To find a stick to beat a dog in the EU budget is easy.

After looking closely at UK financial contributions to the EU, the conclusion
of a London School of Economics study[1] summarises things quite more
eloquently: "In assessing the UK contributions to the EU’s finances, there are
interpretations which are reasonable and those which are ‘spun’ to make
political points, even though they are – bluntly – an abuse of statistics. A
normative judgement about whether what the UK’s contributes (however measured)
to the EU budget could be better spent on other public projects or whether the
‘membership fee’ yields sufficient benefits to be justified is beyond the
scope of this paper.

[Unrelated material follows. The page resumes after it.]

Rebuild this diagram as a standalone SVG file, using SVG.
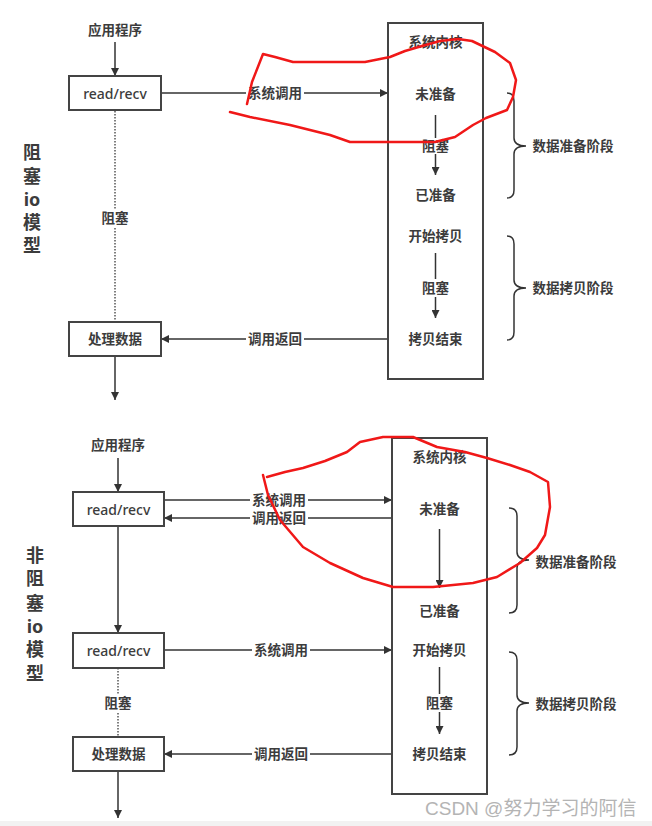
<svg xmlns="http://www.w3.org/2000/svg" width="652" height="826" viewBox="0 0 652 826">
<defs>
<marker id="ah" viewBox="0 0 10 10" refX="10" refY="5" markerWidth="8" markerHeight="8" markerUnits="userSpaceOnUse" orient="auto">
<path d="M0,0 L10,5 L0,10 z" fill="#333"/>
</marker>
<style>
text{font-family:"Noto Sans","Noto Sans CJK SC",sans-serif;fill:#3c3c3c;font-weight:700;dominant-baseline:central;text-anchor:middle}
.t{font-size:13.5px}
.en{font-size:14px;font-weight:500}
.big{font-size:18px}
.box{fill:#fff;stroke:#444;stroke-width:2}
.ln{stroke:#333;stroke-width:1.5;fill:none}
.ar{stroke:#333;stroke-width:1.5;fill:none;marker-end:url(#ah)}
.dot{stroke:#555;stroke-width:1.5;stroke-dasharray:1.5 1.5;fill:none}
.bg{fill:#fff}
.brace{stroke:#333;stroke-width:1.5;fill:none}
.red{stroke:#f01818;stroke-width:2.5;fill:none;stroke-linejoin:round;stroke-linecap:round}
.wm{font-family:"Liberation Sans","Noto Sans CJK SC",sans-serif;font-size:19px;fill:#b4b4b4;font-weight:normal;text-anchor:start}
</style>
</defs>
<rect width="652" height="826" fill="#fff"/>
<rect x="0" y="821" width="652" height="5" fill="#f2f2f2"/>

<!-- connectors -->
<g id="connectors">
<!-- top -->
<line class="ar" x1="115" y1="42" x2="115" y2="76"/>
<line class="ar" x1="161" y1="93" x2="388" y2="93"/>
<line class="dot" x1="115" y1="111" x2="115" y2="322"/>
<line class="ar" x1="388" y1="339" x2="161" y2="339"/>
<line class="ar" x1="115" y1="356" x2="115" y2="400"/>
<line class="ar" x1="435.5" y1="115" x2="435.5" y2="175"/>
<line class="ar" x1="435.5" y1="253" x2="435.5" y2="318"/>
<!-- bottom -->
<line class="ar" x1="118" y1="458" x2="118" y2="492"/>
<line class="ar" x1="164" y1="500" x2="392" y2="500"/>
<line class="ar" x1="392" y1="518" x2="164" y2="518"/>
<line class="ar" x1="118" y1="526" x2="118" y2="633"/>
<line class="ar" x1="164" y1="650" x2="392" y2="650"/>
<line class="dot" x1="118" y1="668" x2="118" y2="737"/>
<line class="ar" x1="392" y1="754" x2="164" y2="754"/>
<line class="ar" x1="118" y1="771" x2="118" y2="818"/>
<line class="ar" x1="439.5" y1="529" x2="439.5" y2="588"/>
<line class="ar" x1="439.5" y1="667" x2="439.5" y2="734"/>
<!-- connector labels -->
<rect class="bg" x="246" y="85" width="58" height="16"/><text class="t" x="275" y="93">系统调用</text>
<rect class="bg" x="104" y="209" width="24" height="18"/><text class="t" x="115" y="218">阻塞</text>
<rect class="bg" x="246" y="331" width="58" height="16"/><text class="t" x="275" y="339">调用返回</text>
<rect class="bg" x="422" y="138" width="28" height="16"/><text class="t" x="435.5" y="146">阻塞</text>
<rect class="bg" x="422" y="279" width="28" height="18"/><text class="t" x="435.5" y="288">阻塞</text>
<rect class="bg" x="250" y="492" width="58" height="16"/><text class="t" x="279" y="500">系统调用</text>
<rect class="bg" x="250" y="511" width="58" height="15"/><text class="t" x="279" y="518">调用返回</text>
<rect class="bg" x="252" y="642" width="58" height="16"/><text class="t" x="281" y="650">系统调用</text>
<rect class="bg" x="106" y="694" width="25" height="18"/><text class="t" x="118" y="703">阻塞</text>
<rect class="bg" x="252" y="746" width="58" height="16"/><text class="t" x="281" y="754">调用返回</text>
<rect class="bg" x="426" y="694" width="28" height="18"/><text class="t" x="439.5" y="703">阻塞</text>
</g>

<!-- top section nodes -->
<g id="app1"><text class="t" x="115" y="30">应用程序</text></g>
<g id="read1"><rect class="box" x="69" y="76" width="92" height="34"/><text class="en" x="115" y="93">read/recv</text></g>
<g id="proc1"><rect class="box" x="69" y="322" width="92" height="34"/><text class="t" x="115" y="339">处理数据</text></g>
<g id="kernel1">
<rect fill="none" stroke="#444" stroke-width="2" x="388" y="23" width="95" height="356"/>
<text class="t" x="435.5" y="42">系统内核</text>
<text class="t" x="435.5" y="94">未准备</text>
<text class="t" x="435.5" y="195">已准备</text>
<text class="t" x="435.5" y="236">开始拷贝</text>
<text class="t" x="435.5" y="339">拷贝结束</text>
</g>
<g id="brace1a"><path class="brace" d="M507,93 Q514,93 514,101 L514,138 Q514,146 526,146 Q514,146 514,154 L514,190 Q514,198 507,198"/><text class="t" x="573" y="146">数据准备阶段</text></g>
<g id="brace1b"><path class="brace" d="M507,236 Q514,236 514,244 L514,280 Q514,288 526,288 Q514,288 514,296 L514,332 Q514,340 507,340"/><text class="t" x="573" y="288">数据拷贝阶段</text></g>
<g id="title1">
<text class="big" x="32" y="152">阻</text>
<text class="big" x="32" y="176">塞</text>
<text class="big" x="32" y="199" font-weight="500">io</text>
<text class="big" x="32" y="222">模</text>
<text class="big" x="32" y="245">型</text>
</g>

<!-- bottom section nodes -->
<g id="app2"><text class="t" x="118" y="445">应用程序</text></g>
<g id="read2"><rect class="box" x="73" y="492" width="91" height="34"/><text class="en" x="118.5" y="509">read/recv</text></g>
<g id="read3"><rect class="box" x="73" y="633" width="91" height="35"/><text class="en" x="118.5" y="650">read/recv</text></g>
<g id="proc2"><rect class="box" x="73" y="737" width="91" height="34"/><text class="t" x="118.5" y="754">处理数据</text></g>
<g id="kernel2">
<rect fill="none" stroke="#444" stroke-width="2" x="392" y="438" width="95" height="356"/>
<text class="t" x="439.5" y="457">系统内核</text>
<text class="t" x="439.5" y="509">未准备</text>
<text class="t" x="439.5" y="611">已准备</text>
<text class="t" x="439.5" y="650">开始拷贝</text>
<text class="t" x="439.5" y="754">拷贝结束</text>
</g>
<g id="brace2a"><path class="brace" d="M509,508 Q517,508 517,516 L517,552 Q517,560 529,560 Q517,560 517,568 L517,605 Q517,613 509,613"/><text class="t" x="576" y="562">数据准备阶段</text></g>
<g id="brace2b"><path class="brace" d="M509,652 Q517,652 517,660 L517,695 Q517,703 529,703 Q517,703 517,711 L517,747 Q517,755 509,755"/><text class="t" x="576" y="704">数据拷贝阶段</text></g>
<g id="title2">
<text class="big" x="35" y="555">非</text>
<text class="big" x="35" y="578">阻</text>
<text class="big" x="35" y="603">塞</text>
<text class="big" x="35" y="626" font-weight="500">io</text>
<text class="big" x="35" y="649">模</text>
<text class="big" x="35" y="673">型</text>
</g>

<!-- red annotations -->
<path class="red" d="M247,104 L252,82 L263,54 L275,57 L293,62 L330,62 L365,62 L390,57 L405,51 L422,46 L440,41 L458,39 L472,41 L495,52 L510,63 L516,80 L513,97 L507,110 L486,118 L473,125 L455,137 L435,142 L390,142 L350,142 L330,135 L290,125 L250,117 L230,112"/>
<path class="red" d="M267,477 L285,472 L303,468 L325,461 L347,452 L360,442 L383,437 L413,437 L437,447 L465,452 L487,458 L510,465 L530,472 L548,482 L550,507 L545,535 L537,548 L520,563 L497,577 L473,583 L433,587 L393,587 L363,578 L330,563 L303,547 L280,520 L268,495 L263,475"/>

<text class="wm" x="425" y="808">CSDN @努力学习的阿信</text>
</svg>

But the evidence is clear that, although it is a net
contributor to an extent comparable with several other Member States of a
similar level of prosperity, the UK does not face an unfair share of the
burden of the gross costs of paying for Europe."

[0] [https://royalsociety.org/~/media/policy/projects/eu-uk-
fundi...](https://royalsociety.org/~/media/policy/projects/eu-uk-funding/uk-
membership-of-eu.pdf) (page 12)

[1]
[https://eprints.lse.ac.uk/67030/1/Begg_EU%20budget.pdf](https://eprints.lse.ac.uk/67030/1/Begg_EU%20budget.pdf)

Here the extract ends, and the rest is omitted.